Musical tastes have changed over the past 80 years. Swing, jazz, pop and blues gave way to rock and roll, country, Gospel, heavy metal, new wave, and even rap, if rap be rightly called music. One man's Mozart is an uncivilized man's noise.
Still, there's the enduring appeal of the golden oldies, celebrated in many a barroom with an a cappella tribute, for which we give thanks in robust voice. Establishments like Giacomo Jack's, a waterfront pub in Amityville, N.Y., brings out the tunes like "I Only Have Eyes for You," made famous by Dick Powell in the 1934 flicker "Dames." Dick's hit song has immersed Giacomo's bar in a tub of hot water.
Last week Warner Bros. pounced, claiming in federal court that the small pub hadn't paid the copyright fee and was stealing from the authors. The Hollywood music giant's concern for ghosts is touching, but money won't do the composers any good. Harry Warren died in 1981, and Al Dubin in 1945.
These songsmiths knew big success. Their 1934 hit lived on in covers by Al Jolson, Art Garfunkel, Bette Middler, Kenny Rogers, Frank Sinatra, the Temptations and others. Messrs. Warren and Dubin mostly wrote songs for the movies of Warner Bros., with more than 60 hits and even an Academy Award.
Though gone to the great sound studio in the sky for decades, Hollywood continues to squeeze as much money out of their work as it can. (It's called capitalism.) The music industry routinely sends out spies to small-town taverns like Giacomo Jack's to see if a live band happens to perform live music written when Franklin D. Roosevelt was making his first fireside chat.
If the bar hasn't made the required payment to the American Society of Composers, Authors and Publishers, then the lawyers, as forgiving as a Las Vegas casino, file a lawsuit seeking damages of $30,000 for every time someone sings it. Warner Bros. is suing Giacomo Jack's for $60,000.
This is how Congress allowed the copyright system to get out of control. Warner Bros. can send snoops to file lawsuits, and the company can continue living off the genius of Warren and Dubin through the year 2029.
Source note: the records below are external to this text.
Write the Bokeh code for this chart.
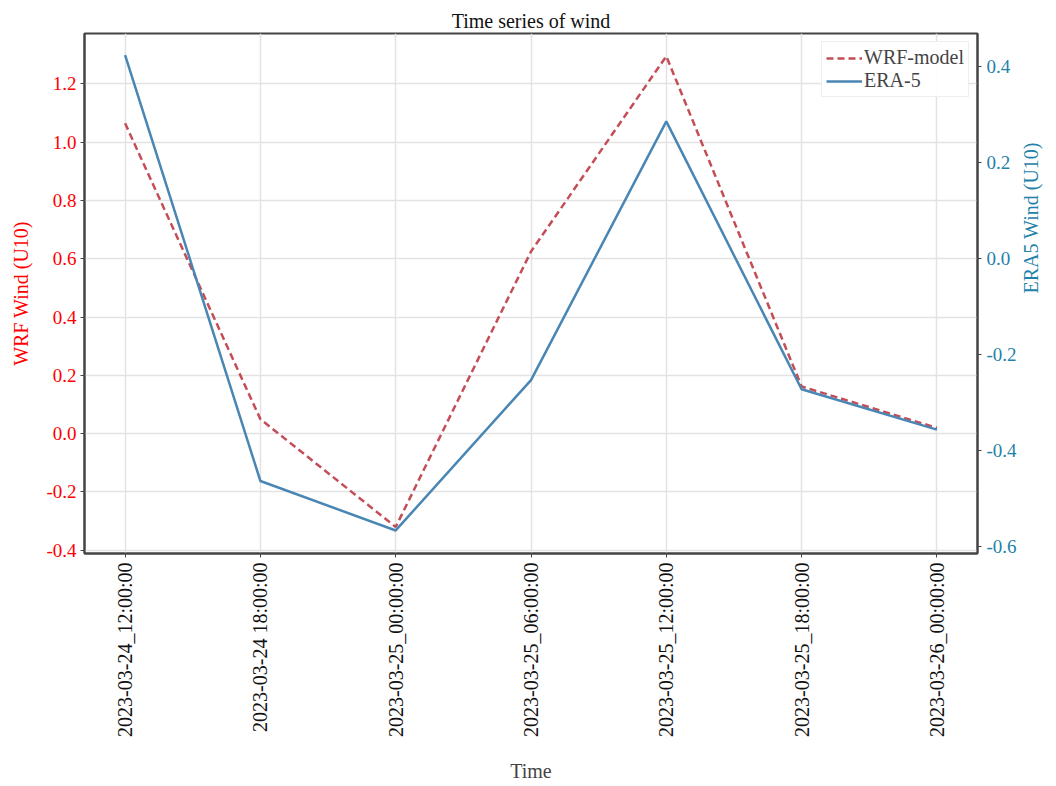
from bokeh.plotting import figure
from bokeh.models import Range1d, LinearAxis, FixedTicker, Legend, LegendItem, ColumnDataSource, PrintfTickFormatter
from bokeh.embed import file_html
from bokeh.resources import INLINE
import math

time_labels = ["2023-03-24_12:00:00", "2023-03-24 18:00:00", "2023-03-25_00:00:00",
               "2023-03-25_06:00:00", "2023-03-25_12:00:00", "2023-03-25_18:00:00",
               "2023-03-26_00:00:00"]
wrf_u10 = [1.065, 0.05, -0.32, 0.625, 1.295, 0.162, 0.02]
era5_u10 = [0.424, -0.463, -0.566, -0.253, 0.286, -0.272, -0.356]
left_ticks = [-0.4, -0.2, 0.0, 0.2, 0.4, 0.6, 0.8, 1.0, 1.2]
right_ticks = [-0.6, -0.4, -0.2, 0.0, 0.2, 0.4]

FONT = "Liberation Serif"
RED_LINE = "#c44e58"
BLUE_LINE = "#4a86b4"
TEAL = "#1f82a8"
AXIS_C = "#444444"

idx = list(range(len(time_labels)))
src = ColumnDataSource(dict(x=idx, wrf=wrf_u10, era=era5_u10))

p = figure(width=1056, height=784, output_backend="svg", toolbar_location=None,
           x_range=Range1d(-0.3, 6.3), y_range=Range1d(-0.411, 1.373),
           min_border_left=84, min_border_right=79, min_border_top=33, min_border_bottom=222)
p.extra_y_ranges = {"era": Range1d(-0.614, 0.469)}

p.title.text = "Time series of wind"
p.title.align = "center"
p.title.text_font = FONT
p.title.text_font_size = "20px"
p.title.text_font_style = "normal"
p.title.text_color = "#111111"
p.title.standoff = 3

p.outline_line_color = AXIS_C
p.outline_line_width = 2
p.background_fill_color = "white"
p.border_fill_color = "white"

# x axis
xa = p.xaxis[0]
xa.ticker = FixedTicker(ticks=idx)
xa.major_label_overrides = {i: lab for i, lab in enumerate(time_labels)}
xa.major_label_orientation = math.pi / 2
xa.axis_label = "Time"
xa.axis_label_text_font = FONT
xa.axis_label_text_font_style = "normal"
xa.axis_label_text_font_size = "20px"
xa.axis_label_standoff = 20
xa.major_label_text_font = FONT
xa.major_label_text_font_size = "20px"
xa.major_label_text_color = "#111111"
xa.major_label_standoff = 5
xa.axis_line_color = AXIS_C
xa.axis_line_width = 2
xa.major_tick_line_color = AXIS_C
xa.major_tick_in = 0
xa.major_tick_out = 4
xa.minor_tick_line_color = None

# left axis
ya = p.yaxis[0]
ya.ticker = FixedTicker(ticks=left_ticks)
ya.formatter = PrintfTickFormatter(format="%.1f")
ya.axis_label = "WRF Wind (U10)"
ya.axis_label_text_color = "red"
ya.axis_label_text_font = FONT
ya.axis_label_text_font_style = "normal"
ya.axis_label_text_font_size = "20px"
ya.axis_label_standoff = 11
ya.major_label_text_color = "red"
ya.major_label_text_font = FONT
ya.major_label_text_font_size = "19px"
ya.major_label_standoff = 4
ya.axis_line_color = AXIS_C
ya.axis_line_width = 2
ya.major_tick_line_color = AXIS_C
ya.major_tick_in = 0
ya.major_tick_out = 4
ya.minor_tick_line_color = None

# right axis
ra = LinearAxis(y_range_name="era", ticker=FixedTicker(ticks=right_ticks),
                formatter=PrintfTickFormatter(format="%.1f"))
ra.axis_label = "ERA5 Wind (U10)"
ra.axis_label_text_color = TEAL
ra.axis_label_text_font = FONT
ra.axis_label_text_font_style = "normal"
ra.axis_label_text_font_size = "20px"
ra.axis_label_standoff = 11
try:
    ra.axis_label_orientation = math.pi / 2
except Exception:
    pass
ra.major_label_text_color = TEAL
ra.major_label_text_font = FONT
ra.major_label_text_font_size = "19px"
ra.major_label_standoff = 5
ra.axis_line_color = AXIS_C
ra.axis_line_width = 2
ra.major_tick_line_color = AXIS_C
ra.major_tick_in = 0
ra.major_tick_out = 4
ra.minor_tick_line_color = None
p.add_layout(ra, "right")

# grid
p.xgrid.ticker = FixedTicker(ticks=idx)
p.ygrid.ticker = FixedTicker(ticks=left_ticks)
p.xgrid.grid_line_color = "#e3e3e3"
p.ygrid.grid_line_color = "#e3e3e3"
p.xgrid.grid_line_width = 1.5
p.ygrid.grid_line_width = 1.5

r_wrf = p.line("x", "wrf", source=src, line_color=RED_LINE, line_width=2.5, line_dash="7 4")
r_era = p.line("x", "era", source=src, line_color=BLUE_LINE, line_width=2.5, y_range_name="era")

legend = Legend(items=[LegendItem(label="WRF-model", renderers=[r_wrf]),
                       LegendItem(label="ERA-5", renderers=[r_era])],
                location="top_right")
legend.label_text_font = FONT
legend.label_text_font_size = "20px"
legend.label_height = 20
legend.glyph_width = 36
legend.glyph_height = 20
legend.spacing = 0
legend.padding = 4
legend.margin = 8
legend.label_standoff = 2
legend.border_line_color = "#dddddd"
legend.border_line_width = 1.5
legend.background_fill_alpha = 0.9
p.add_layout(legend, "center")

open("out.html", "w").write(file_html(p, INLINE))
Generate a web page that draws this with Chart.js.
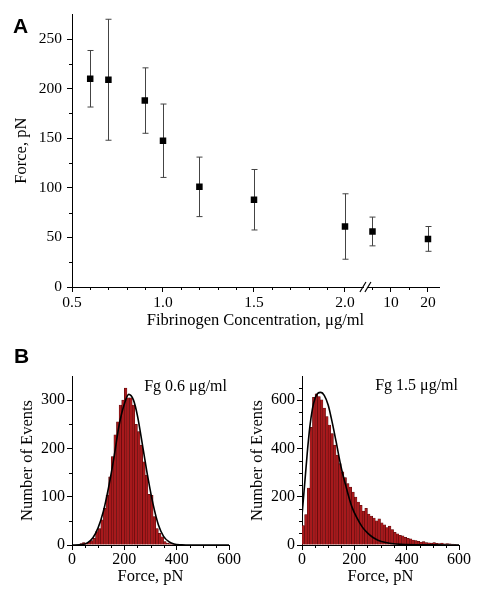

That's not what the Founding Fathers, who favored hymns, minuets and Virginia Reels, had in mind with the Copyright Clause "securing for limited Times to Authors and Inventors the exclusive Right to their respective Writings and Discoveries." The limited time has become effectively unlimited as Hollywood applies star power to lobby star-struck politicians into ensuring a century of profit for every song. Al Jolson told his fans that "you ain't heard nothin' yet," and he was probably right.